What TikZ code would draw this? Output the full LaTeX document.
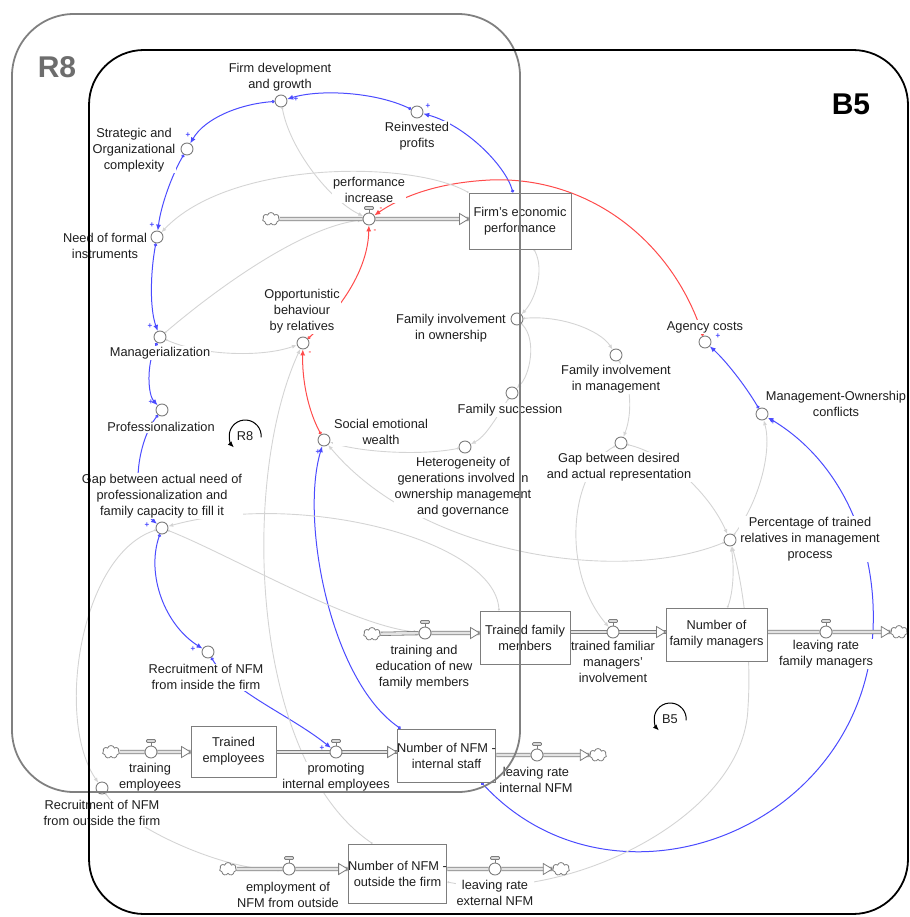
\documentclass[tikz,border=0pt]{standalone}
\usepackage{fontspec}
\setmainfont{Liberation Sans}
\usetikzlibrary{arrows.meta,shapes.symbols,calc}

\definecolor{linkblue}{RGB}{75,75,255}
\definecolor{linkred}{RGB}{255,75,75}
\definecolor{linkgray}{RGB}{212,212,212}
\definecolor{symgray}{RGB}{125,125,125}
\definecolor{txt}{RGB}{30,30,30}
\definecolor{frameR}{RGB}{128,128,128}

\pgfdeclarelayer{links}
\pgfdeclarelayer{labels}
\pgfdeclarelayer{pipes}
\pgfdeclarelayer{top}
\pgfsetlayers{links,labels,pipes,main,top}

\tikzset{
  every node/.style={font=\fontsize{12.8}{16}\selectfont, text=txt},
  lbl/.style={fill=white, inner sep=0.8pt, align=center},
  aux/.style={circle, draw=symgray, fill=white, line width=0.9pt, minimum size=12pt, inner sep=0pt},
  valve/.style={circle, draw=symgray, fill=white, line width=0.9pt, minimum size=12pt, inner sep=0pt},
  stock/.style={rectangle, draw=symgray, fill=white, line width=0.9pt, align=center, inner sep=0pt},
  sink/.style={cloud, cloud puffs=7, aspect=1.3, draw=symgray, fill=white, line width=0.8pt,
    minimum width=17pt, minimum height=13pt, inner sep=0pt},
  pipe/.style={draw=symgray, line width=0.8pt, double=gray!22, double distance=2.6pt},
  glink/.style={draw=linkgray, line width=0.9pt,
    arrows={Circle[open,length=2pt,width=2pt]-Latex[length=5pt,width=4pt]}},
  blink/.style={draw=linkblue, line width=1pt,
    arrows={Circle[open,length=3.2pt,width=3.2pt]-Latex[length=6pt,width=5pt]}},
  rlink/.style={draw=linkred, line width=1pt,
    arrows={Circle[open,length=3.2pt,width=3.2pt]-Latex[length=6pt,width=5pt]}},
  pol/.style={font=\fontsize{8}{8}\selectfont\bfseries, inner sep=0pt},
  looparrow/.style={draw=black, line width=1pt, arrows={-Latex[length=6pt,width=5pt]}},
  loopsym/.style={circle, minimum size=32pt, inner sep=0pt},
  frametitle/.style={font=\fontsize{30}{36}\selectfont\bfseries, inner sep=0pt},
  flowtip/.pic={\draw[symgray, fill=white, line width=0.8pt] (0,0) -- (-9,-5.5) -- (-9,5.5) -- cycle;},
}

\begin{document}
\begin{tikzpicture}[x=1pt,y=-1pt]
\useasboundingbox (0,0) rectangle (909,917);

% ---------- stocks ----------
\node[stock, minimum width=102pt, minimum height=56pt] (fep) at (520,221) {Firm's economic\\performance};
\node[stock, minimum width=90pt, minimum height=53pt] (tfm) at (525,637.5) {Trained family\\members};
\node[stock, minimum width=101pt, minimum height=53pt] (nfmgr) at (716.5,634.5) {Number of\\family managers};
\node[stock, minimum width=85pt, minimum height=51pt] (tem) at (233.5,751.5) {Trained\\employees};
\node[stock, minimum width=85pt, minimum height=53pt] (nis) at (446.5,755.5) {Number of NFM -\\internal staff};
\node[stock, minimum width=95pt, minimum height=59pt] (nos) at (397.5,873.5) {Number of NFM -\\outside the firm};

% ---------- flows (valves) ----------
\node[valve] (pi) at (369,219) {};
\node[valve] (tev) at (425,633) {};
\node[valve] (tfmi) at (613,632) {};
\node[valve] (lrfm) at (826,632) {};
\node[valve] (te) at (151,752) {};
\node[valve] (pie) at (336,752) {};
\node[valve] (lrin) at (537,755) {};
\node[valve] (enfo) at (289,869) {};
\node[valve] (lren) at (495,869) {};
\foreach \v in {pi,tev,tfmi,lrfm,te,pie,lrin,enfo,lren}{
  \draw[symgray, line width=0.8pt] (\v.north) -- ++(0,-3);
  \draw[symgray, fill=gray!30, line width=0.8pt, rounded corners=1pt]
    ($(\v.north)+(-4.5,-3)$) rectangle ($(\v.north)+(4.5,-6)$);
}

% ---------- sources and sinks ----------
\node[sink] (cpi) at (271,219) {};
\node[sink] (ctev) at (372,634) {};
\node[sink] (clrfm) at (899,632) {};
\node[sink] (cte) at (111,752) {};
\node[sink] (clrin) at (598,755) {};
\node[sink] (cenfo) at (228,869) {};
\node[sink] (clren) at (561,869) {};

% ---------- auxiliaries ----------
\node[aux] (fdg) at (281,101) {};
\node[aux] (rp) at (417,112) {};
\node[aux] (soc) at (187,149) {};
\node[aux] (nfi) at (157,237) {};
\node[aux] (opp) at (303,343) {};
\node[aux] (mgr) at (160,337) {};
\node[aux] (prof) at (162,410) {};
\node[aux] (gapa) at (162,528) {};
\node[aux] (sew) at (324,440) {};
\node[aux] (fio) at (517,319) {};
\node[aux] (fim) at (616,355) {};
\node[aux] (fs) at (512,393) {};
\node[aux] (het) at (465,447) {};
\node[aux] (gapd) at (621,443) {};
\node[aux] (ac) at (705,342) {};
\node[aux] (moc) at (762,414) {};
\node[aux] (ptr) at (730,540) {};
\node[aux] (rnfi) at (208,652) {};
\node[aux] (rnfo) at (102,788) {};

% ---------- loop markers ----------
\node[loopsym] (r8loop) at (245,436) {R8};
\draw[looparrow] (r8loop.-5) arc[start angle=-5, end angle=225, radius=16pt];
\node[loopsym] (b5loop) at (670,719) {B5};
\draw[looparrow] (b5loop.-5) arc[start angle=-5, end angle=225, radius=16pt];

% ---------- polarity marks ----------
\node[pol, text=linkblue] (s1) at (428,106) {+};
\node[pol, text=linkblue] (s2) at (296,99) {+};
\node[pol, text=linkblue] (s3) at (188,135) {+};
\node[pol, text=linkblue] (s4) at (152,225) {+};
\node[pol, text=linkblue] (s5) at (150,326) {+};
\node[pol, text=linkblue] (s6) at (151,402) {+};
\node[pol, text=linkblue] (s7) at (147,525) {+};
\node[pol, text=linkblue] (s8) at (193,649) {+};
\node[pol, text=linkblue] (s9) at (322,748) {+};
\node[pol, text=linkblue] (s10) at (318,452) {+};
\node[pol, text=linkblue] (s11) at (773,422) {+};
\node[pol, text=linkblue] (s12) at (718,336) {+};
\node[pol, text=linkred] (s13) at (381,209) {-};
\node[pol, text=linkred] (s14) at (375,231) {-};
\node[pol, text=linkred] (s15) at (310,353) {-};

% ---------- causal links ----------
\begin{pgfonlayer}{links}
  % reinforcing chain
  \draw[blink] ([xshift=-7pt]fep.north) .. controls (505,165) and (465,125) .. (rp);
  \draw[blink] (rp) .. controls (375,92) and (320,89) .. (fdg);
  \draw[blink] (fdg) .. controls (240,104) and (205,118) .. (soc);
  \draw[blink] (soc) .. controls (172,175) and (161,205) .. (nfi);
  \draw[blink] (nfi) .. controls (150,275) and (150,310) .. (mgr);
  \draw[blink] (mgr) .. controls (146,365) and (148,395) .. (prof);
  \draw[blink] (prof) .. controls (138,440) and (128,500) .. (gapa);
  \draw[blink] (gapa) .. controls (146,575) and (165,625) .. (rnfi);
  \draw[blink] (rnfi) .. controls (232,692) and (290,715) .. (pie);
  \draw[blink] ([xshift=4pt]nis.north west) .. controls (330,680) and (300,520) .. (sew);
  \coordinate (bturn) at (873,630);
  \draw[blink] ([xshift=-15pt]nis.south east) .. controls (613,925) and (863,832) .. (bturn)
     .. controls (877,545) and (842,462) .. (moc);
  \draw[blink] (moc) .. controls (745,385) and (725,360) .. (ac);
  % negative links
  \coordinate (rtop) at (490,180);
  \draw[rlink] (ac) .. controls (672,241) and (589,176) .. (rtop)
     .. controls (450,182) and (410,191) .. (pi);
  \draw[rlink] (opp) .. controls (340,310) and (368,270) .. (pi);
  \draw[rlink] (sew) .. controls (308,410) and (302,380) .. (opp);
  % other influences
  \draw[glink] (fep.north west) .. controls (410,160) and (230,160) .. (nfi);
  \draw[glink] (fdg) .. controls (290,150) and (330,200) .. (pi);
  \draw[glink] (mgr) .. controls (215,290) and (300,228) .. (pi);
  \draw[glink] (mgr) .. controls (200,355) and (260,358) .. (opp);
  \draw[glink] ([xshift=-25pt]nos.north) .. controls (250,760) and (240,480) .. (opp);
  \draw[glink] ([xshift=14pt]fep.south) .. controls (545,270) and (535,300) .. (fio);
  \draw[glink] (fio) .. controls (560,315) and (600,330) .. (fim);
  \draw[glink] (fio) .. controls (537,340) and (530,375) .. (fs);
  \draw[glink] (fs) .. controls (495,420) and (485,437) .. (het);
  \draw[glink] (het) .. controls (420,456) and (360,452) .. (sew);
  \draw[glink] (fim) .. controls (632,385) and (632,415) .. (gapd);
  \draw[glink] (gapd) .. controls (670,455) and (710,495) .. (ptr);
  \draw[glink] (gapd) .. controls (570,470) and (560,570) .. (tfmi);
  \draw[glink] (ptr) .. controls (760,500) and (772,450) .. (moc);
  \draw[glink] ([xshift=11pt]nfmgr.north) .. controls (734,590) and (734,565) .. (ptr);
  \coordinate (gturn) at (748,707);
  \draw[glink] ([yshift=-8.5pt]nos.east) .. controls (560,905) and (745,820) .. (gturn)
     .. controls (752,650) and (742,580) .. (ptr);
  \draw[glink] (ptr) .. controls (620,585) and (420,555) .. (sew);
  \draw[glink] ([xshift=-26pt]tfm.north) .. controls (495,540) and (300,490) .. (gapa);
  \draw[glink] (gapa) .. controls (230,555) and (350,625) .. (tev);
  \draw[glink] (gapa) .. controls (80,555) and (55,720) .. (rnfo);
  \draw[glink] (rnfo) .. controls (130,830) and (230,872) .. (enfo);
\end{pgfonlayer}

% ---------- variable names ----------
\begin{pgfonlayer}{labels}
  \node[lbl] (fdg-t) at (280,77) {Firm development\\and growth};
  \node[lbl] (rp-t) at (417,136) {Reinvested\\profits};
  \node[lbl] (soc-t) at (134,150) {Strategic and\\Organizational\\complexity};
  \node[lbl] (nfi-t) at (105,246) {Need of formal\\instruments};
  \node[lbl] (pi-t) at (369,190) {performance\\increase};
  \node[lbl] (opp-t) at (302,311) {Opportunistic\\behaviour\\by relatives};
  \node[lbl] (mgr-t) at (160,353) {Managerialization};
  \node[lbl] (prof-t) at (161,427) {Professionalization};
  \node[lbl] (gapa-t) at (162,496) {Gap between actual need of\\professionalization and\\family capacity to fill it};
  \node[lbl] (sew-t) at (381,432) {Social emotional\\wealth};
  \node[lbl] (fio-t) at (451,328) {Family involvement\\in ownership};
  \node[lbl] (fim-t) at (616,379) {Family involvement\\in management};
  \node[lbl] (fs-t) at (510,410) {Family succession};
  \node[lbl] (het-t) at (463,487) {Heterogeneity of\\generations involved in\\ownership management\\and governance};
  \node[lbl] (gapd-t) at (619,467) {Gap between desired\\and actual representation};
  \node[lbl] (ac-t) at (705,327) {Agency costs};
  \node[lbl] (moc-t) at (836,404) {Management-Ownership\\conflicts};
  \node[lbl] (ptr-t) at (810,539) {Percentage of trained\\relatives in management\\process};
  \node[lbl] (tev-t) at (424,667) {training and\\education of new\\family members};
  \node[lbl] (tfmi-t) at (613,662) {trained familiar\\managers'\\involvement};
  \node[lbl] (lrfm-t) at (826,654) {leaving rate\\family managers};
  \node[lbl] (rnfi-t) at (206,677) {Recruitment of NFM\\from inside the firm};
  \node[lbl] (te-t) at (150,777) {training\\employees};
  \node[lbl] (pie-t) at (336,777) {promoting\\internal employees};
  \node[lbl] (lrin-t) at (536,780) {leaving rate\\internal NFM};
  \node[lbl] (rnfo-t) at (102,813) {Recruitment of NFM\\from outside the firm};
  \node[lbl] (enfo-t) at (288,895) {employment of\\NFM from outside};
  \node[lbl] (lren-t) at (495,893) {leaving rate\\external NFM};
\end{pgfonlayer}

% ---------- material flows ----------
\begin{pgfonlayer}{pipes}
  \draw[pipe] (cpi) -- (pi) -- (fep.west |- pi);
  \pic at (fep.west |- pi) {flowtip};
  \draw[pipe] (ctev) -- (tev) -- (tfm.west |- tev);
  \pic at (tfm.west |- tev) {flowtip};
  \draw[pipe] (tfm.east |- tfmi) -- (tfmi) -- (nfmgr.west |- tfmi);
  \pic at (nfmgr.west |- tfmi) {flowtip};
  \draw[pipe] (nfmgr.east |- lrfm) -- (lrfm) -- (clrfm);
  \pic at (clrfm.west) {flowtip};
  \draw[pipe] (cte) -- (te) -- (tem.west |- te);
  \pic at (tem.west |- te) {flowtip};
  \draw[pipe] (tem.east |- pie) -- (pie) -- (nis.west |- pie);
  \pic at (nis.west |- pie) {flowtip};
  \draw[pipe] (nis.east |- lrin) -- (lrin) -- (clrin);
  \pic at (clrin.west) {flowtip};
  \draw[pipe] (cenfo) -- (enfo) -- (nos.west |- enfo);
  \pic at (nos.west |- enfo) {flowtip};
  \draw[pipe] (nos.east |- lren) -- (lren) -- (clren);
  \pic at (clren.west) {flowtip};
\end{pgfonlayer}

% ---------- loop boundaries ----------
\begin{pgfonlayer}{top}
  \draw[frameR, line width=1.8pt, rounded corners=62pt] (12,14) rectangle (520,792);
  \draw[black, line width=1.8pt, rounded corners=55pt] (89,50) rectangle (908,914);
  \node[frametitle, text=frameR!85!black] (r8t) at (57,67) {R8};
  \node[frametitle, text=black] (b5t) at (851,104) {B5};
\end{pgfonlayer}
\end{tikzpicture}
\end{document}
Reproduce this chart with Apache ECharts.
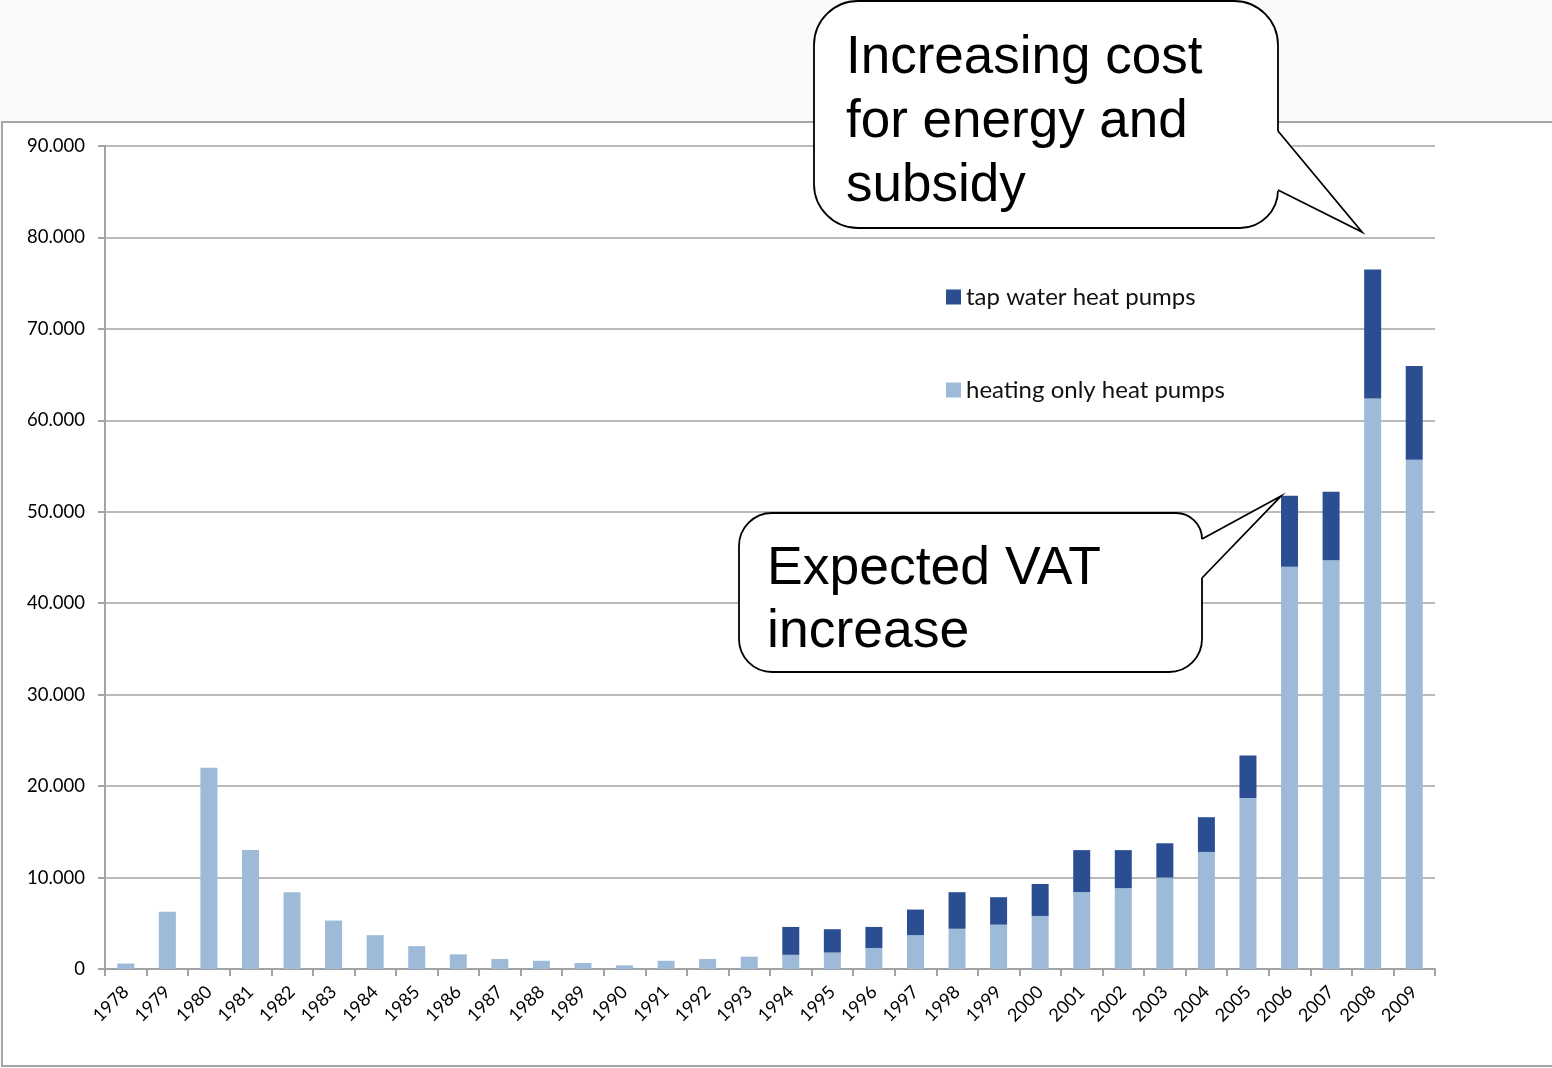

· · · ·

In the entries above, identify every line with the string "this".

What TikZ code would draw this? Output the full LaTeX document.
Reproduce this chart with Apache ECharts.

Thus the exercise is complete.